§ **Exercise directions**:
Without the pictures, set down every line of the data exactly.

§ **Data**:

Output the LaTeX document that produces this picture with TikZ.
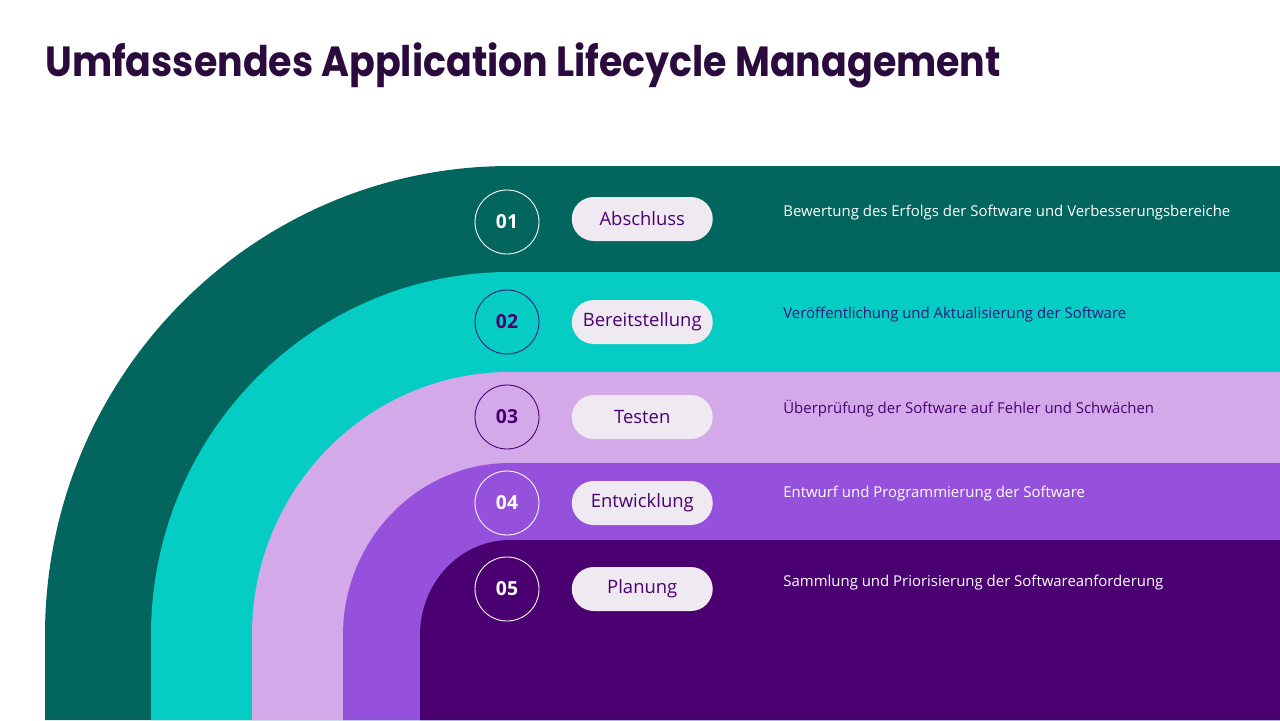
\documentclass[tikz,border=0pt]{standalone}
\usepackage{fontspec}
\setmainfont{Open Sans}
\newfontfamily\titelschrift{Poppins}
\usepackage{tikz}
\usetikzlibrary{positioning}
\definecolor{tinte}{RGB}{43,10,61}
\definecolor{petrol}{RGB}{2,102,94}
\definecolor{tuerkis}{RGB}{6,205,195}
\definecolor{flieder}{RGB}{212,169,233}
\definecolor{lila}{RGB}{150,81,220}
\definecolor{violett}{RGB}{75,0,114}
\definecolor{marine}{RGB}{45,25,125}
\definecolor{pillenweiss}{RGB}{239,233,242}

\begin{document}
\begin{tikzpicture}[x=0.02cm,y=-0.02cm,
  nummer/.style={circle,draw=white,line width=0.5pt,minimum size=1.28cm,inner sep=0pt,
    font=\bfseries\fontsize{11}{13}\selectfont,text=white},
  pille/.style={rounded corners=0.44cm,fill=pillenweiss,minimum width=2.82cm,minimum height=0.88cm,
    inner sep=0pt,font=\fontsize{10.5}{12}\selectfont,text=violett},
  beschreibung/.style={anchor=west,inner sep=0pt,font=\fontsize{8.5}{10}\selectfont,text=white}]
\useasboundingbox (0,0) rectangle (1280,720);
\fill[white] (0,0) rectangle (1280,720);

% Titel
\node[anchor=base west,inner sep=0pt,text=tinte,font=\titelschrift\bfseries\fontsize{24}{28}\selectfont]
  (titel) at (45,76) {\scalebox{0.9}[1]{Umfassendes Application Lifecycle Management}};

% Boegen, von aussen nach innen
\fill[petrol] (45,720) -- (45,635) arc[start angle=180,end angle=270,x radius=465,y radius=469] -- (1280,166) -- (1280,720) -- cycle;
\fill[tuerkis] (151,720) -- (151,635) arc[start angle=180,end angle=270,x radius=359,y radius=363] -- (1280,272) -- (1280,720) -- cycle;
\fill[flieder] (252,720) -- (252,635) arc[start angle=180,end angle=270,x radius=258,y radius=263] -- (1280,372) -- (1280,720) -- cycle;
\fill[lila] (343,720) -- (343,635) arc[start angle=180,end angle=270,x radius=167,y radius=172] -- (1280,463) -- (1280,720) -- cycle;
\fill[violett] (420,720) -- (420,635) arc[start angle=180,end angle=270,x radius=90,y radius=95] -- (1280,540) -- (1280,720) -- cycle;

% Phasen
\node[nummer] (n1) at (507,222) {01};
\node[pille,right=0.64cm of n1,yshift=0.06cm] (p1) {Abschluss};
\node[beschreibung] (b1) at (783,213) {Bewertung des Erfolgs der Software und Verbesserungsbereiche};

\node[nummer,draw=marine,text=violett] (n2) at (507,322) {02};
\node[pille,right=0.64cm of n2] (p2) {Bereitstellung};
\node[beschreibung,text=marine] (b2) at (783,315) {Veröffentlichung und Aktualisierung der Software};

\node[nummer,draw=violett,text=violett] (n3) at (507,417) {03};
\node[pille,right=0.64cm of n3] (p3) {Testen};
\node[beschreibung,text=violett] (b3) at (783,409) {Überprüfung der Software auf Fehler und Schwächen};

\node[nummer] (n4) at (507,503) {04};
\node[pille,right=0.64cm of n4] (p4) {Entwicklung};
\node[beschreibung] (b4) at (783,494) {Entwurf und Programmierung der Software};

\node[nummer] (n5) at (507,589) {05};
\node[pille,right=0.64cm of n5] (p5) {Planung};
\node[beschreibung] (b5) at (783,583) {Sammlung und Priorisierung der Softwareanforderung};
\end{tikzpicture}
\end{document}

§ **Task result**:
Output the LaTeX document that produces this picture with TikZ.
\documentclass[tikz,border=0pt]{standalone}
\usepackage{fontspec}
\setmainfont{Open Sans}
\newfontfamily\titelschrift{Poppins}
\usepackage{tikz}
\usetikzlibrary{positioning}
\definecolor{tinte}{RGB}{43,10,61}
\definecolor{petrol}{RGB}{2,102,94}
\definecolor{tuerkis}{RGB}{6,205,195}
\definecolor{flieder}{RGB}{212,169,233}
\definecolor{lila}{RGB}{150,81,220}
\definecolor{violett}{RGB}{75,0,114}
\definecolor{marine}{RGB}{45,25,125}
\definecolor{pillenweiss}{RGB}{239,233,242}

\begin{document}
\begin{tikzpicture}[x=0.02cm,y=-0.02cm,
  nummer/.style={circle,draw=white,line width=0.5pt,minimum size=1.28cm,inner sep=0pt,
    font=\bfseries\fontsize{11}{13}\selectfont,text=white},
  pille/.style={rounded corners=0.44cm,fill=pillenweiss,minimum width=2.82cm,minimum height=0.88cm,
    inner sep=0pt,font=\fontsize{10.5}{12}\selectfont,text=violett},
  beschreibung/.style={anchor=west,inner sep=0pt,font=\fontsize{8.5}{10}\selectfont,text=white}]
\useasboundingbox (0,0) rectangle (1280,720);
\fill[white] (0,0) rectangle (1280,720);

% Titel
\node[anchor=base west,inner sep=0pt,text=tinte,font=\titelschrift\bfseries\fontsize{24}{28}\selectfont]
  (titel) at (45,76) {\scalebox{0.9}[1]{Umfassendes Application Lifecycle Management}};

% Boegen, von aussen nach innen
\fill[petrol] (45,720) -- (45,635) arc[start angle=180,end angle=270,x radius=465,y radius=469] -- (1280,166) -- (1280,720) -- cycle;
\fill[tuerkis] (151,720) -- (151,635) arc[start angle=180,end angle=270,x radius=359,y radius=363] -- (1280,272) -- (1280,720) -- cycle;
\fill[flieder] (252,720) -- (252,635) arc[start angle=180,end angle=270,x radius=258,y radius=263] -- (1280,372) -- (1280,720) -- cycle;
\fill[lila] (343,720) -- (343,635) arc[start angle=180,end angle=270,x radius=167,y radius=172] -- (1280,463) -- (1280,720) -- cycle;
\fill[violett] (420,720) -- (420,635) arc[start angle=180,end angle=270,x radius=90,y radius=95] -- (1280,540) -- (1280,720) -- cycle;

% Phasen
\node[nummer] (n1) at (507,222) {01};
\node[pille,right=0.64cm of n1,yshift=0.06cm] (p1) {Abschluss};
\node[beschreibung] (b1) at (783,213) {Bewertung des Erfolgs der Software und Verbesserungsbereiche};

\node[nummer,draw=marine,text=violett] (n2) at (507,322) {02};
\node[pille,right=0.64cm of n2] (p2) {Bereitstellung};
\node[beschreibung,text=marine] (b2) at (783,315) {Veröffentlichung und Aktualisierung der Software};

\node[nummer,draw=violett,text=violett] (n3) at (507,417) {03};
\node[pille,right=0.64cm of n3] (p3) {Testen};
\node[beschreibung,text=violett] (b3) at (783,409) {Überprüfung der Software auf Fehler und Schwächen};

\node[nummer] (n4) at (507,503) {04};
\node[pille,right=0.64cm of n4] (p4) {Entwicklung};
\node[beschreibung] (b4) at (783,494) {Entwurf und Programmierung der Software};

\node[nummer] (n5) at (507,589) {05};
\node[pille,right=0.64cm of n5] (p5) {Planung};
\node[beschreibung] (b5) at (783,583) {Sammlung und Priorisierung der Softwareanforderung};
\end{tikzpicture}
\end{document}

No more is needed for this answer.